**WHAT IS REQUIRED:** Pull out from the material below all lines with "this".

**SUPPLIED RECORDS:**
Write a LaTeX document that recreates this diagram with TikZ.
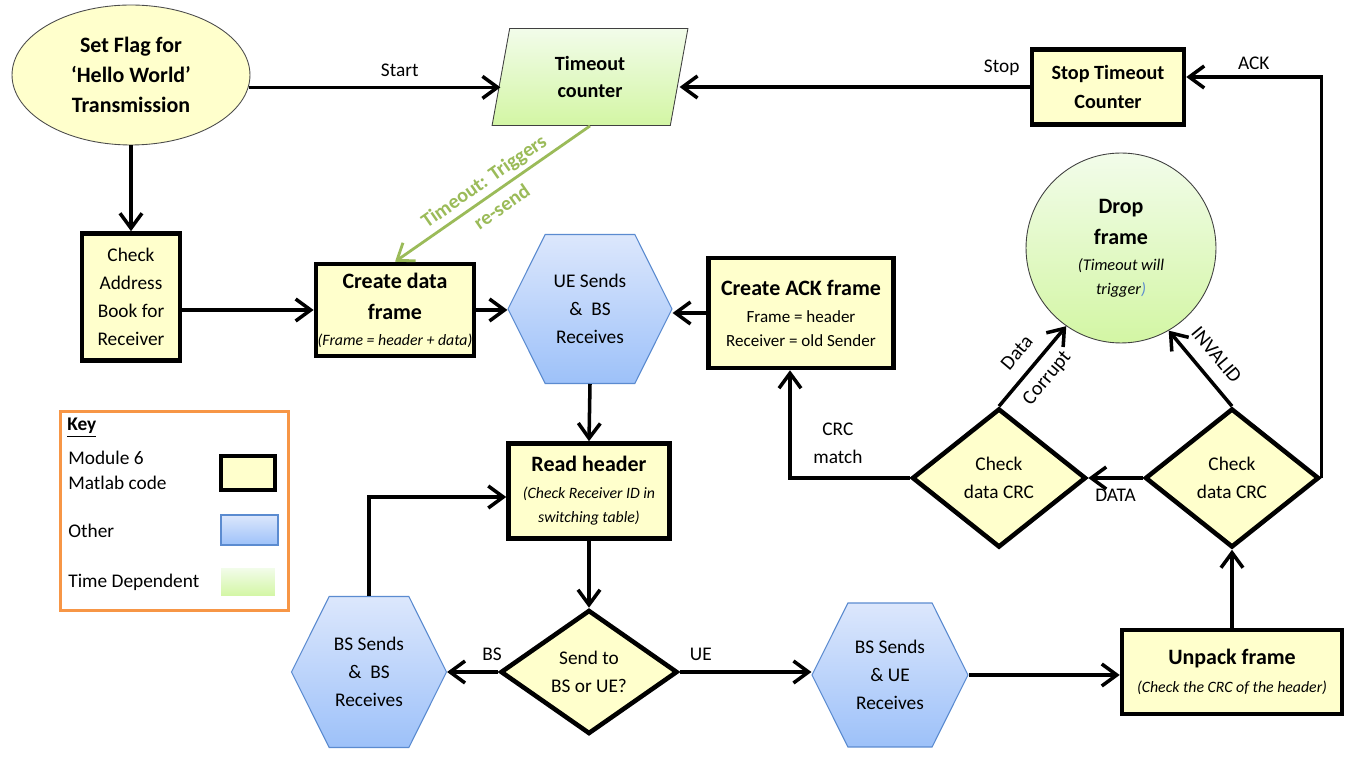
\documentclass[tikz,border=0pt]{standalone}
\usepackage{fontspec}
\setmainfont{Carlito}
\usetikzlibrary{shapes.geometric, shapes.symbols, arrows.meta, positioning, calc}

\definecolor{boxyellow}{HTML}{FFFFCC}
\definecolor{hexblue}{HTML}{DCE7FC}
\definecolor{hexbluedark}{HTML}{9DC1F9}
\definecolor{hexedge}{HTML}{5B8BD0}
\definecolor{timegreen}{HTML}{F2FCEA}
\definecolor{timegreendark}{HTML}{D3F6A4}
\definecolor{resend}{HTML}{9BBB59}
\definecolor{keyorange}{HTML}{F79646}

\newcommand{\boldline}{\fontsize{12.5}{17.5}\selectfont\bfseries}
\newcommand{\noteline}{\fontsize{9}{13.5}\selectfont\itshape}

\begin{document}
\begin{tikzpicture}[
    x=0.02cm, y=0.02cm,
    codebox/.style={rectangle, draw, line width=2.6pt, fill=boxyellow, align=center, inner sep=1pt, font=\fontsize{11}{16}\selectfont},
    decision/.style={diamond, draw, line width=2.6pt, fill=boxyellow, align=center, inner sep=0pt, font=\fontsize{11}{16}\selectfont},
    other/.style={signal, signal to=east and west, signal pointer angle=127, draw=hexedge, line width=0.6pt, top color=hexblue, bottom color=hexbluedark, align=center, inner sep=0pt, font=\fontsize{11}{16}\selectfont},
    timed/.style={draw=black!75, line width=0.5pt, top color=timegreen, bottom color=timegreendark, align=center, inner sep=0pt},
    arrow/.style={-{Straight Barb[length=3mm, width=4.4mm]}, line width=2pt},
    lbl/.style={font=\fontsize{11}{16}\selectfont, align=center},
    keytext/.style={anchor=west, inner sep=0pt, align=left, font=\fontsize{11}{14.2}\selectfont}
]
\useasboundingbox (0,0) rectangle (1356,-759);

% Top row: start and timeout
\node[ellipse, draw=black!70, line width=0.5pt, fill=boxyellow, minimum width=4.76cm, minimum height=2.8cm, align=center, font=\fontsize{12.5}{17}\selectfont\bfseries] (flag) at (131,-75) {Set Flag for\\`Hello World'\\Transmission};
\node[trapezium, trapezium left angle=79.5, trapezium right angle=100.5, trapezium stretches=true, timed, minimum width=3.92cm, minimum height=1.94cm, font=\fontsize{11.5}{15.5}\selectfont\bfseries] (timer) at (590,-77) {Timeout\\counter};
\node[codebox, minimum width=3.04cm, minimum height=1.5cm, font=\fontsize{11.5}{16}\selectfont\bfseries] (stopbox) at (1108,-87) {Stop Timeout\\Counter};

% Sender side
\node[codebox, minimum width=1.96cm, minimum height=2.54cm] (addrbox) at (131,-297) {Check\\Address\\Book for\\Receiver};
\node[codebox, minimum width=3.1cm, minimum height=1.84cm] (createbox) at (395,-310) {\boldline Create data\\[1.6pt]\boldline frame\\[-1.2pt]\noteline (Frame = header + data)};
\node[other, minimum width=3.28cm, minimum height=2.98cm] (uehex) at (590,-309) {UE Sends\\\&\ \ BS\\Receives};
\node[codebox, minimum width=3.7cm, minimum height=2.2cm, font=\fontsize{9.7}{13.7}\selectfont] (ackbox) at (801,-313) {\boldline Create ACK frame\\[1.7pt]Frame = header\\Receiver = old Sender};
\node[circle, timed, minimum size=3.8cm, font=\fontsize{9.3}{13.7}\selectfont] (drop) at (1121,-248) {\boldline Drop\\[3.9pt]\boldline frame\\[1.1pt]\itshape (Timeout will\\\itshape trigger{\color{hexedge})}};

% Switching
\node[codebox, minimum width=3.22cm, minimum height=1.9cm, font=\fontsize{9}{13.7}\selectfont] (readbox) at (589,-491) {\boldline Read header\\[1.7pt]\noteline (Check Receiver ID in\\\noteline switching table)};
\node[decision, minimum width=3.54cm, minimum height=2.48cm] (sendto) at (589,-672) {Send to\\BS or UE?};
\node[other, minimum width=3.1cm, minimum height=3.02cm] (bsbshex) at (369,-672) {BS Sends\\\&\ \ BS\\Receives};
\node[other, minimum width=3.12cm, minimum height=2.88cm] (bsuehex) at (890,-675) {BS Sends\\\& UE\\Receives};

% Receiver side
\node[codebox, minimum width=4.4cm, minimum height=1.68cm] (unpack) at (1232,-672) {\boldline Unpack frame\\\noteline (Check the CRC of the header)};
\node[decision, minimum width=3.48cm, minimum height=2.78cm] (crcR) at (1232,-478) {Check\\data CRC};
\node[decision, minimum width=3.48cm, minimum height=2.78cm] (crcL) at (999,-478) {Check\\data CRC};

% Key
\node[draw=keyorange, line width=1.7pt, minimum width=4.56cm, minimum height=3.98cm] (key) at (174.5,-511) {};
\node[keytext, font=\fontsize{11}{14}\selectfont\bfseries] (keytitle) at (67,-428) {\underline{Key}};
\node[keytext] (keymod) at (68,-470) {Module 6\\Matlab code};
\node[codebox, minimum width=1.08cm, minimum height=0.68cm] (swcode) at (248,-473) {};
\node[keytext] (keyother) at (68,-531) {Other};
\node[rectangle, draw=hexedge, line width=0.6pt, top color=hexblue, bottom color=hexbluedark, minimum width=1.14cm, minimum height=0.6cm] (swother) at (249.5,-530) {};
\node[keytext] (keytime) at (68,-582) {Time Dependent};
\node[rectangle, top color=timegreen, bottom color=timegreendark, minimum width=1.08cm, minimum height=0.56cm] (swtime) at (248,-582) {};

% Connectors
\draw[arrow] (flag.-6) -- (flag.-6 -| timer.west) node[pos=0.6, above=2pt, lbl] {Start};
\draw[arrow] (stopbox.west) -- (stopbox.west -| timer.east) node[pos=0.08, above=2pt, lbl] {Stop};
\draw[arrow] (crcR.east) |- ($(stopbox.east)+(0,10)$) node[pos=0.75, above, lbl] {ACK};
\draw[arrow] (flag.south) -- (addrbox.north);
\draw[arrow] (addrbox.east |- createbox.west) -- (createbox.west);
\draw[arrow, draw=resend, line width=1.6pt] (timer.south) -- (createbox.north) node[midway, sloped, lbl, text=resend, font=\fontsize{11.5}{18}\selectfont\bfseries] {Timeout: Triggers\\re-send};
\draw[arrow] (createbox.east) -- (createbox.east -| uehex.west);
\draw[arrow] (ackbox.west) -- (ackbox.west -| uehex.east);
\draw[arrow] (uehex.south) -- (readbox.north);
\draw[arrow] (readbox.south) -- (sendto.north);
\draw[arrow] (sendto.west) -- (bsbshex.east) node[pos=0.12, above=2pt, lbl] {BS};
\draw[arrow] (bsbshex.north) |- ($(readbox.west)+(0,-6)$);
\draw[arrow] (sendto.east) -- (sendto.east -| bsuehex.west) node[pos=0.16, above=2pt, lbl] {UE};
\draw[arrow] (bsuehex.east) -- (bsuehex.east -| unpack.west);
\draw[arrow] (unpack.north) -- (crcR.south);
\draw[arrow] (crcR.west) -- (crcL.east) node[midway, below=2pt, lbl] {DATA};
\draw[arrow] (crcL.west) -| ($(ackbox.south)+(-11,0)$) node[pos=0.3, above=4pt, lbl] {CRC\\match};
\draw[arrow] (crcL.north) -- (drop.-125) node[midway, sloped, lbl, font=\fontsize{11.5}{22}\selectfont] {Data\\Corrupt};
\draw[arrow] (crcR.north) -- (drop.-60) node[midway, sloped, above=4pt, lbl, font=\fontsize{11.5}{17}\selectfont] {INVALID};

\end{tikzpicture}
\end{document}
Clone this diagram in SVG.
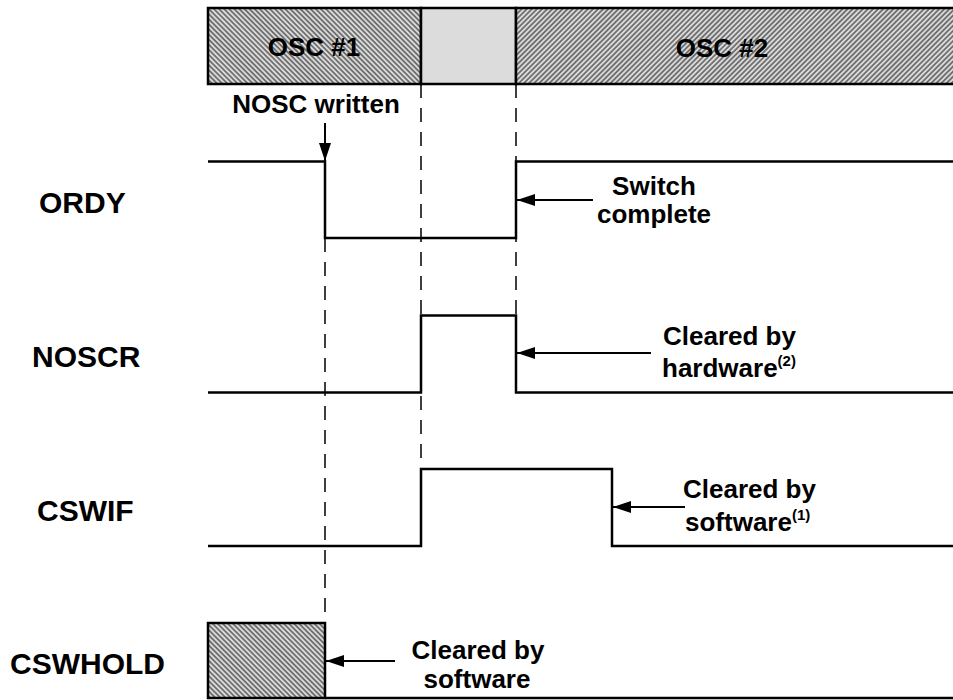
<svg xmlns="http://www.w3.org/2000/svg" width="953" height="700" viewBox="0 0 953 700">
<defs>
<style>
.lbl{font-family:"Liberation Sans",Arial,sans-serif;font-weight:bold;font-size:30px;fill:#000}
.ann{font-family:"Liberation Sans",Arial,sans-serif;font-weight:bold;font-size:26px;fill:#000}
.sup{font-size:15px}
.wave{fill:none;stroke:#000;stroke-width:2.5}
.dash{fill:none;stroke:#000;stroke-width:1.5;stroke-dasharray:14 10}
.arr{fill:none;stroke:#000;stroke-width:2;marker-end:url(#ah)}
.box{stroke:#000;stroke-width:2.5}
</style>
<pattern id="hb" width="3.6" height="3.6" patternUnits="userSpaceOnUse" patternTransform="rotate(-45)">
<rect width="3.6" height="3.6" fill="#dadada"/>
<line x1="0.9" y1="0" x2="0.9" y2="3.6" stroke="#5a5a5a" stroke-width="1.5"/>
</pattern>
<pattern id="hf" width="3.6" height="3.6" patternUnits="userSpaceOnUse" patternTransform="rotate(45)">
<rect width="3.6" height="3.6" fill="#dadada"/>
<line x1="0.9" y1="0" x2="0.9" y2="3.6" stroke="#5a5a5a" stroke-width="1.5"/>
</pattern>
<marker id="ah" viewBox="0 0 18 12" refX="18" refY="6" markerWidth="18" markerHeight="12" markerUnits="userSpaceOnUse" orient="auto">
<path d="M0,0 L18,6 L0,12 Z" fill="#000"/>
</marker>
</defs>
<rect width="953" height="700" fill="#fff"/>

<g id="osc-bar">
<rect class="box" x="208" y="8" width="213" height="76" fill="url(#hb)"/>
<rect class="box" x="421" y="8" width="95" height="76" fill="#dcdcdc"/>
<rect class="box" x="516" y="8" width="440" height="76" fill="url(#hf)"/>
<text class="ann" x="314" y="56" text-anchor="middle">OSC #1</text>
<text class="ann" x="722" y="57" text-anchor="middle">OSC #2</text>
</g>

<g id="ordy">
<text class="lbl" x="39" y="213">ORDY</text>
<polyline class="wave" points="208,161.5 325,161.5 325,238 516,238 516,161.5 953,161.5"/>
</g>

<g id="noscr">
<text class="lbl" x="32" y="367">NOSCR</text>
<polyline class="wave" points="208,392.5 421,392.5 421,315.5 516,315.5 516,392.5 953,392.5"/>
</g>

<g id="cswif">
<text class="lbl" x="37" y="521">CSWIF</text>
<polyline class="wave" points="208,546 421,546 421,469 612,469 612,546 953,546"/>
</g>

<g id="cswhold">
<text class="lbl" x="10" y="674">CSWHOLD</text>
<rect class="box" x="208" y="623" width="117" height="75" fill="url(#hb)"/>
<line class="wave" x1="325" y1="698" x2="953" y2="698"/>
</g>

<g id="connectors">
<line class="dash" x1="325" y1="238" x2="325" y2="623"/>
<line class="dash" x1="421" y1="84" x2="421" y2="469"/>
<line class="dash" x1="516" y1="84" x2="516" y2="316"/>
<line class="arr" x1="325" y1="123" x2="325" y2="161"/>
<line class="arr" x1="593" y1="200" x2="517" y2="200"/>
<line class="arr" x1="651" y1="353" x2="517" y2="353"/>
<line class="arr" x1="685" y1="507" x2="613" y2="507"/>
<line class="arr" x1="395" y1="661" x2="326" y2="661"/>
</g>

<g id="annotations">
<text class="ann" x="316" y="113" text-anchor="middle">NOSC written</text>
<text class="ann" x="654" y="195" text-anchor="middle">Switch</text>
<text class="ann" x="654" y="223" text-anchor="middle">complete</text>
<text class="ann" x="663" y="345">Cleared by</text>
<text class="ann" x="662" y="377">hardware<tspan class="sup" dy="-11">(2)</tspan></text>
<text class="ann" x="683" y="498">Cleared by</text>
<text class="ann" x="685" y="531">software<tspan class="sup" dy="-11">(1)</tspan></text>
<text class="ann" x="478" y="659" text-anchor="middle">Cleared by</text>
<text class="ann" x="477" y="688" text-anchor="middle">software</text>
</g>
</svg>
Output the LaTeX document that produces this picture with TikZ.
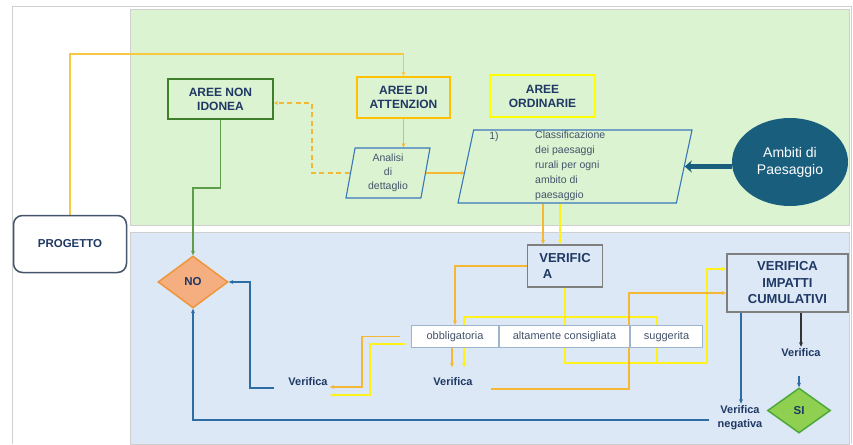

**EXERCISE ANSWER:**
Write a LaTeX document that recreates this diagram with TikZ.
Clone this diagram in SVG.
Output the LaTeX document that produces this picture with TikZ.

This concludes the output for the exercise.